One afternoon, as school was letting out for the day, I heard my name called by the small elderly woman with white hair who cleaned and did other janitorial jobs within the school; she was in the small utility room with the kiln and art supplies. I walked over to the room and went in. The room was dim, lit just by the light coming through the open door. She was quiet, but nervous and anguished. She had an elderly woman from the old country smell to her, just as my grandma did who had come to America from Poland. I was afraid, and I was not sure what I had done.

She held my small bowl in the palm of one hand, and ran a finger delicately around the top edge with the other. She held the bowl out towards me.

“What is this?” she asked quietly.

“It’s a bowl,” I offered sheepishly.

“No,” she said. “What is this?” and she pointed to the design at the bottom of the bowl.

I told her its name, afraid I was in some kind of terrible trouble, trouble as yet unknown.

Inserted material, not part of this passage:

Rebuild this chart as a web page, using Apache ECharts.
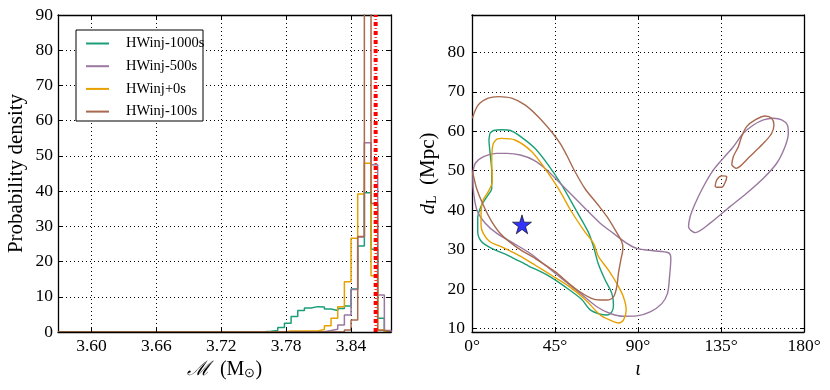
<!DOCTYPE html>
<html>
<head>
<meta charset="utf-8">
<script src="https://cdn.jsdelivr.net/npm/echarts@6/dist/echarts.min.js"></script>
<style>
  html, body { margin: 0; padding: 0; background: #fff; }
  #chart { width: 830px; height: 390px; }
</style>
</head>
<body>
<div id="chart"></div>
<script>
  // ---- left panel: chirp mass histograms (50 bins between mcMin and mcMax)
  const mcMin = 3.569, mcMax = 3.877, nBins = 50;
  const mcTicks = [3.60, 3.66, 3.72, 3.78, 3.84];
  const mcTrue = 3.8628;
  const histNames = ['HWinj-1000s', 'HWinj-500s', 'HWinj+0s', 'HWinj-100s'];
  const colors = ['#1b9e77', '#9a78a0', '#e6a100', '#a8694e'];

  const dens1000 = [0,0,0,0,0,0,0,0,0,0, 0,0,0,0,0,0,0,0,0,0, 0,0,0,0,0,0,0,0,0,0,
    0.1,0.2,0.4,1.3,2.5,4.4,6.1,6.8,7.2,7.1, 6.5,6.1,6.7,7.4,12.2,24.4,39.5,23.5,3.9,0];
  const dens500 = [0,0,0,0,0,0,0,0,0,0, 0,0,0,0,0,0,0,0,0,0, 0,0,0,0,0,0,0,0,0,0,
    0,0,0,0,0,0,0,0,0,0.1, 0.4,0.8,2.0,4.8,12.1,27.0,53.7,47.5,10.5,0.4];
  const dens0 = [0,0,0,0,0,0,0,0,0,0, 0,0,0,0,0,0,0,0,0,0, 0,0,0,0,0,0,0,0,0,0,
    0,0,0,0,0.3,0.3,0.3,0.3,0.3,0.7, 1.8,3.9,7.2,14.3,26.6,39.2,47.9,16.0,0.6,0];
  const dens100 = [0,0,0,0,0,0,0,0,0,0, 0,0,0,0,0,0,0,0,0,0, 0,0,0,0,0,0,0,0,0,0,
    0,0,0,0,0,0,0,0,0,0, 0,0,0,0.6,3.4,27.1,130,36.5,0.5,0];

  // ---- right panel: 90% contours in (iota [deg], dL [Mpc])
  const cont1000 = [[9.7,59.5],[11.7,60.2],[16.1,60.4],[20.8,60.2],[25.1,59.1],[34.1,55.7],[41.3,51.5],
    [48.6,46.4],[55.8,40.5],[63.0,34.5],[65.9,30.7],[68.4,26.5],[72.2,22.3],[75.8,18.9],[76.7,15.9],
    [75.8,14.2],[73.1,13.4],[69.5,13.6],[64.1,14.7],[59.4,17.4],[50.4,20.6],[41.3,23.4],[30.5,25.9],
    [19.7,28.5],[10.7,30.3],[5.2,32.0],[3.1,34.5],[3.1,37.9],[5.2,41.3],[8.8,43.9],[10.7,45.5],
    [10.7,49.8],[9.7,54.9],[9.2,57.8]];
  const cont500 = [[0.5,49.4],[1.8,51.9],[6.3,53.6],[13.5,54.4],[19.0,54.4],[26.2,54.0],[33.4,52.7],
    [40.6,50.2],[47.8,46.8],[55.1,43.4],[62.3,40.0],[69.5,36.7],[76.7,34.1],[84.0,31.6],[89.4,30.3],
    [98.4,29.7],[106.5,29.2],[107.8,27.8],[107.1,23.1],[106.0,18.9],[102.9,16.3],[96.6,14.2],
    [89.4,13.2],[82.1,13.1],[74.9,13.8],[67.7,15.5],[58.7,18.9],[49.6,22.3],[40.6,25.7],[31.6,29.0],
    [22.6,31.6],[13.5,34.1],[7.2,36.7],[2.7,40.0],[0.9,44.3],[0.5,47.7]];
  const cont500b = [[118.3,35.0],[121.0,34.3],[129.1,36.7],[139.9,40.9],[148.9,44.3],[158.0,48.1],
    [165.2,51.9],[169.7,56.1],[171.5,59.5],[171.0,61.6],[167.9,62.9],[163.4,63.3],[158.0,62.9],
    [152.6,61.6],[147.1,59.5],[141.7,56.1],[136.3,53.2],[130.9,50.2],[125.5,46.0],[121.0,41.7],
    [118.3,38.4],[117.4,35.8]];
  const cont0 = [[11.6,57.0],[13.5,58.0],[16.1,58.2],[23.3,57.8],[32.3,54.9],[39.5,50.6],[46.8,45.5],
    [54.0,39.6],[61.2,34.5],[65.9,31.6],[68.6,28.2],[74.0,24.8],[78.5,21.4],[82.1,18.0],[83.6,14.7],
    [82.1,12.1],[79.4,11.4],[74.9,12.1],[69.5,13.4],[61.2,17.4],[52.2,20.8],[43.1,23.5],[34.1,26.1],
    [25.1,28.6],[16.1,30.7],[9.7,32.0],[6.1,34.1],[4.9,36.2],[4.9,39.6],[6.1,42.6],[8.8,44.7],
    [11.0,47.2],[10.7,52.3],[11.0,55.7]];
  const cont100 = [[0.2,63.3],[3.4,66.7],[8.8,68.4],[14.3,68.8],[21.5,68.4],[28.7,66.7],[35.9,63.7],
    [43.1,59.9],[47.7,57.0],[51.3,54.0],[55.8,49.8],[61.2,45.5],[68.4,41.3],[73.1,38.4],[77.6,35.0],
    [81.2,32.0],[81.8,30.3],[80.7,27.4],[79.4,24.0],[78.5,20.6],[76.7,18.0],[73.1,17.2],[69.5,17.2],
    [64.8,17.6],[55.8,20.2],[45.0,24.4],[34.1,27.8],[25.1,30.3],[16.1,33.7],[10.7,37.1],[6.1,41.3],
    [2.5,45.5],[0.7,48.9],[0.2,49.8]];
  const cont100b = [[140.8,51.5],[141.7,53.6],[144.4,56.1],[146.2,58.7],[148.9,61.2],[153.5,62.9],
    [158.9,63.9],[162.5,63.3],[163.7,61.6],[162.5,59.5],[158.9,57.4],[154.4,55.3],[149.8,53.2],
    [145.3,51.1],[143.2,50.6]];
  const cont100c = [[131.8,46.0],[132.7,47.7],[135.4,48.7],[138.1,48.5],[137.2,47.0],[135.4,45.8],[132.7,45.8]];
  const injected = [[27.1, 36.4]];
  const dlTicks = [10, 20, 30, 40, 50, 60, 70, 80];

  const serif = 'Liberation Serif';
  const black = '#000';

  function stepPoints(d) {
    const w = (mcMax - mcMin) / nBins;
    const pts = [[mcMin, 0]];
    d.forEach((v, i) => pts.push([mcMin + i * w, v]));
    pts.push([mcMax, 0]);
    return pts;
  }
  function closed(c) { return c.concat([c[0]]); }

  const chart = echarts.init(document.getElementById('chart'));

  const tickStyle = { show: true, inside: true, length: 4, lineStyle: { color: black, width: 1 } };
  const lineAx = { show: true, onZero: false, lineStyle: { color: black, width: 1.3 } };
  const gridDots = { show: true, lineStyle: { color: black, width: 1, type: [1, 3] } };
  const lab = { color: black, fontFamily: serif, fontSize: 17.5 };

  function histSeries(name, d, i) {
    return {
      name: name, type: 'line', step: 'end', data: stepPoints(d),
      xAxisIndex: 0, yAxisIndex: 0, showSymbol: false, clip: true,
      lineStyle: { color: colors[i], width: 1.5 }, itemStyle: { color: colors[i] }, z: 3 + i
    };
  }
  function contSeries(name, c, i, close) {
    return {
      name: name, type: 'line', data: close ? closed(c) : c, smooth: 0.3,
      xAxisIndex: 2, yAxisIndex: 2, showSymbol: false,
      lineStyle: { color: colors[i], width: 1.4 }, itemStyle: { color: colors[i] }, z: 3 + i
    };
  }

  const option = {
    animation: false,
    backgroundColor: '#fff',
    grid: [
      { left: 58, right: 439, top: 15, bottom: 58, outerBoundsMode: 'none' },
      { left: 472, right: 26, top: 15, bottom: 58, outerBoundsMode: 'none' }
    ],
    legend: {
      data: histNames, orient: 'vertical', left: 86, top: 36, padding: 0,
      icon: 'rect', itemWidth: 23, itemHeight: 2, itemGap: 7.7,
      textStyle: { fontFamily: serif, fontSize: 14.5, lineHeight: 14, color: black, padding: [0, 0, 0, 12] },
      z: 10
    },
    graphic: [{
      type: 'rect', z: 9, shape: { x: 76, y: 30, width: 127, height: 91 },
      style: { fill: '#fff', stroke: black, lineWidth: 1 }
    }],
    xAxis: [
      // bottom axis drawn above the histograms so their zero baselines hide under it
      { type: 'value', gridIndex: 0, min: mcMin, max: mcMax, axisLine: lineAx, z: 10,
        axisTick: Object.assign({ customValues: mcTicks }, tickStyle),
        axisLabel: Object.assign({ customValues: mcTicks, margin: 5, formatter: v => v.toFixed(2) }, lab),
        splitLine: { show: false },
        name: '{s|ℳ}  (M{sub|⊙})', nameLocation: 'middle', nameGap: 26,
        nameTextStyle: { fontFamily: serif, fontSize: 20, color: black,
          rich: { s: { fontFamily: 'DejaVu Serif', fontSize: 20, fontStyle: 'italic' },
                  sub: { fontSize: 13, verticalAlign: 'bottom', padding: [8, 0, 0, 0] } } } },
      { type: 'value', gridIndex: 0, position: 'top', min: mcMin, max: mcMax, axisLine: lineAx,
        axisTick: Object.assign({ customValues: mcTicks }, tickStyle),
        axisLabel: { show: false }, splitLine: gridDots },
      { type: 'value', gridIndex: 1, min: 0, max: 180, interval: 45, axisLine: lineAx,
        axisTick: tickStyle,
        axisLabel: Object.assign({ margin: 5, formatter: '{value}°' }, lab),
        splitLine: gridDots,
        name: 'ι', nameLocation: 'middle', nameGap: 24,
        nameTextStyle: { fontFamily: serif, fontSize: 20, fontStyle: 'italic', color: black } },
      { type: 'value', gridIndex: 1, position: 'top', min: 0, max: 180, interval: 45, axisLine: lineAx,
        axisTick: tickStyle, axisLabel: { show: false }, splitLine: { show: false } }
    ],
    yAxis: [
      { type: 'value', gridIndex: 0, min: 0, max: 90, interval: 10, axisLine: lineAx,
        axisTick: tickStyle, axisLabel: Object.assign({ margin: 5 }, lab), splitLine: gridDots,
        name: 'Probability density', nameLocation: 'middle', nameGap: 31,
        nameTextStyle: { fontFamily: serif, fontSize: 21, color: black } },
      { type: 'value', gridIndex: 0, position: 'right', min: 0, max: 90, interval: 10, axisLine: lineAx,
        axisTick: tickStyle, axisLabel: { show: false }, splitLine: { show: false } },
      { type: 'value', gridIndex: 1, min: 9.1, max: 89.5, axisLine: lineAx,
        axisTick: Object.assign({ customValues: dlTicks }, tickStyle),
        axisLabel: Object.assign({ customValues: dlTicks, margin: 7 }, lab), splitLine: gridDots,
        name: '{it|d}{sub|L}  (Mpc)', nameLocation: 'middle', nameGap: 33,
        nameTextStyle: { fontFamily: serif, fontSize: 21, color: black,
          rich: { it: { fontFamily: serif, fontSize: 21, fontStyle: 'italic' },
                  sub: { fontFamily: serif, fontSize: 14, verticalAlign: 'bottom', padding: [8, 0, 0, 0] } } } },
      { type: 'value', gridIndex: 1, position: 'right', min: 9.1, max: 89.5, axisLine: lineAx,
        axisTick: Object.assign({ customValues: dlTicks }, tickStyle),
        axisLabel: { show: false }, splitLine: { show: false } }
    ],
    series: [
      histSeries(histNames[0], dens1000, 0),
      histSeries(histNames[1], dens500, 1),
      histSeries(histNames[2], dens0, 2),
      histSeries(histNames[3], dens100, 3),
      { type: 'line', data: [[mcTrue, 0], [mcTrue, 90]], xAxisIndex: 0, yAxisIndex: 0,
        showSymbol: false, z: 8, lineStyle: { color: '#ff0000', width: 4, type: [4, 5] } },
      { type: 'line', data: [[mcTrue, 0], [mcTrue, 90]], xAxisIndex: 0, yAxisIndex: 0,
        showSymbol: false, z: 8, lineStyle: { color: '#ff3030', width: 2.5, type: [1, 8], dashOffset: 3 } },
      contSeries('c1000', cont1000, 0, true),
      contSeries('c500', cont500, 1, true),
      contSeries('c500b', cont500b, 1, true),
      contSeries('c0', cont0, 2, true),
      contSeries('c100', cont100, 3, false),
      contSeries('c100b', cont100b, 3, true),
      contSeries('c100c', cont100c, 3, true),
      { type: 'scatter', data: injected, xAxisIndex: 2, yAxisIndex: 2, z: 10,
        symbol: 'path://M50,0 L61,35 L98,35 L68,57 L79,91 L50,70 L21,91 L32,57 L2,35 L39,35 Z',
        symbolSize: 19, itemStyle: { color: '#0000ff', borderColor: black, borderWidth: 0.8 } }
    ]
  };
  chart.setOption(option);
</script>
</body>
</html>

She was struggling with something, looking for words.

“Do you know what this is," she asked, pointing to the swastika. "Where it comes from?”

I told her haltingly that I had seen the design in pictures from the war. America had a star and Germany had this. I felt I had broken some indescribable law.

“Why did you put it in your bowl?” she asked me quietly and forcefully.

I felt ashamed and looked at the floor. Trembling, I told her I did not know. She set the bowl down and told me to run along home.

I never told my parents about that incident. I was afraid my actions might bring about the same reaction from them—the breaking of a rule I knew nothing about. Years went by, but I never forgot about her or that moment in the dark room with the kiln.

When I was older, I often wondered about her, what she had been through, the family she probably lost, and about the horror she must have endured and witnessed that would drive her to confront a small boy in the distant future. I remembered how she looked into me, probing, to see if some greater evil lurked behind me at home.

That was an important day in my early education. I learned about the power of symbols, and it was my first introduction to the horror of the Holocaust.